Vandermaelen’s Atlas Universel containing 378 maps issued in six volumes, is considered the first atlas ever published with all maps drawn to the same scale and the first to be produced by lithography.

In 1818, Sir Thomas Stamford Raffles was appointed Lieutenant Governor of the British colony at Bencoolen. Raffles believed that the British should find a way to challenge the dominance of the Dutch in the area. The trade route between China and British India passed through the Malacca Strait, and with the growing trade with China, that route would become increasingly important. However, the Dutch had tight control over the trade in the region and intended to enforce the exclusive rights of its company ships to trade, and that trade should be conducted at its entrepot Batavia. British trading ships were heavily taxed at Dutch ports, stifling British trade in the region.

Raffles reasoned that the way to challenge the Dutch was to establish a new port in the region. Existing British ports were not in a strategic enough position to becoming major trading centres. Penang was too far north of the southern narrow part of Straits of Malacca controlled by the Dutch, whereas Bencoolen faced the Indian Ocean near the Sunda Strait, a much less important area as it is too far away from the main trading route.

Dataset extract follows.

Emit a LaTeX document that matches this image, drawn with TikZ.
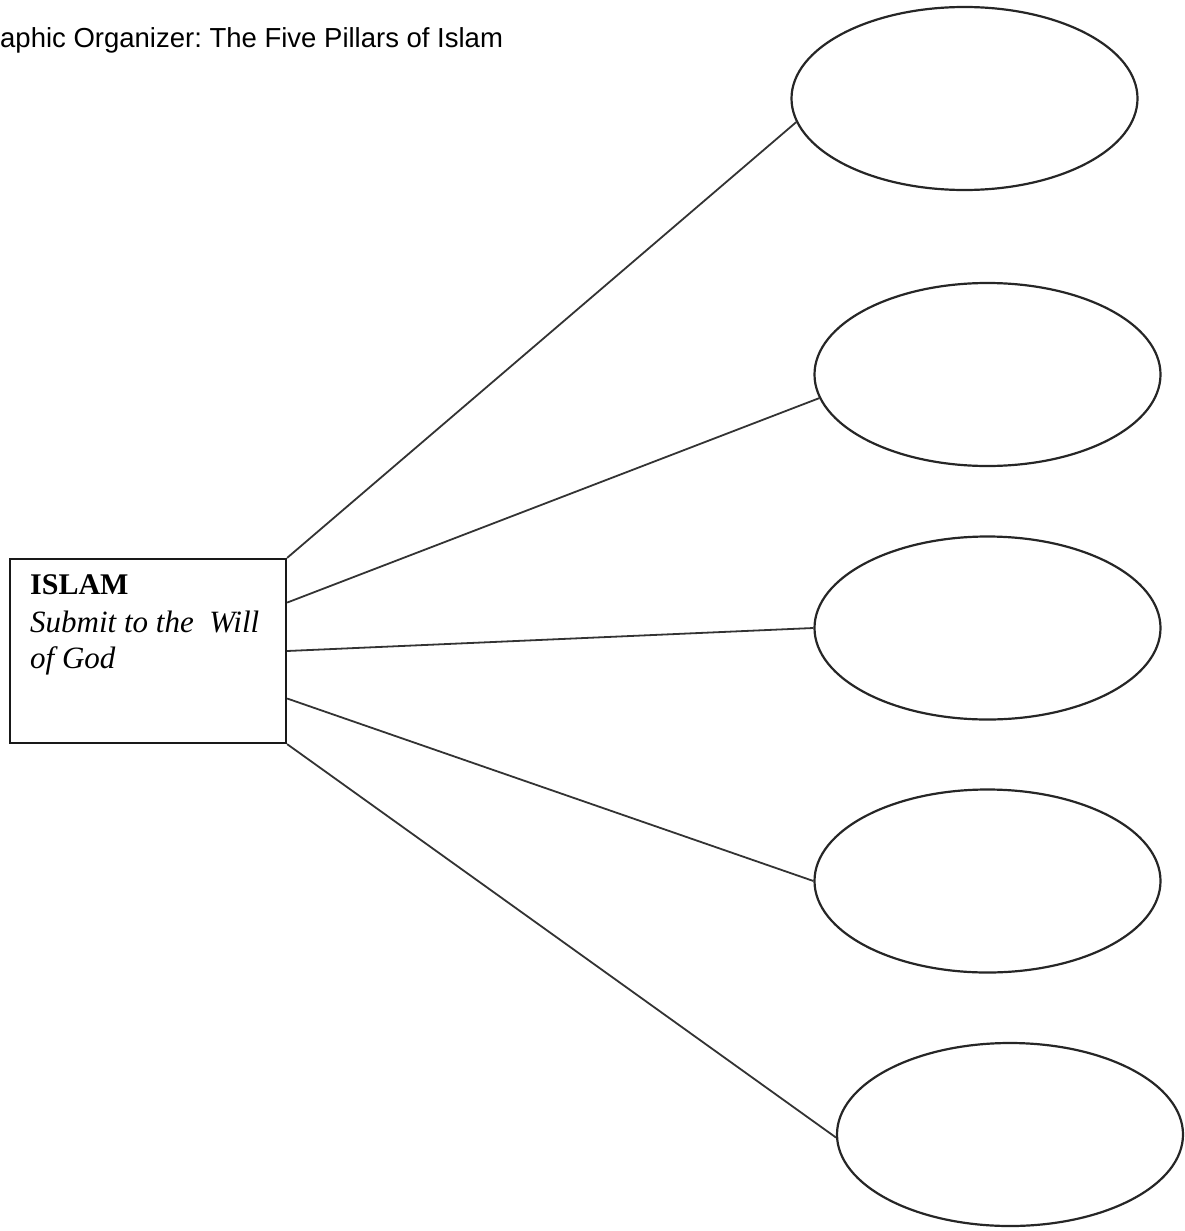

Many other possible sites were either controlled by the Dutch, or had other problems.

In 1818, Raffles managed to convince his superior in the British East India Company, to fund an expedition to establish a new British base in the region, but with the provision that it should not antagonise the Dutch. Raffles then searched for several weeks. He found several islands that seemed promising, but were either already occupied by the Dutch, or lacked a suitable harbour.

Eventually Raffles settled on the island of Singapore, because of its position at the southern tip of the Malay peninsula, near the Straits of Malacca, and possessed an excellent natural harbour, fresh water supplies, and timber for repairing ships. Most importantly, it was unoccupied by the Dutch.

Raffles’ expedition arrived in Singapore on 29 January 1819. He found a Malay settlement at the mouth of the Singapore River, headed by a Temenggong (governor) for the Sultan of Johor.

In 1824, the entire island of Singapore became a British possession after a treaty with the Sultan. In 1826, Singapore became part of the Straits Settlements, under the jurisdiction of British India, becoming the regional capital in 1836. Prior to Stamford Raffles’ arrival in 1819, there were only about a thousand people living on the island, mostly indigenous Malays along with a handful of Chinese. By 1825, the population had passed the ten thousand mark.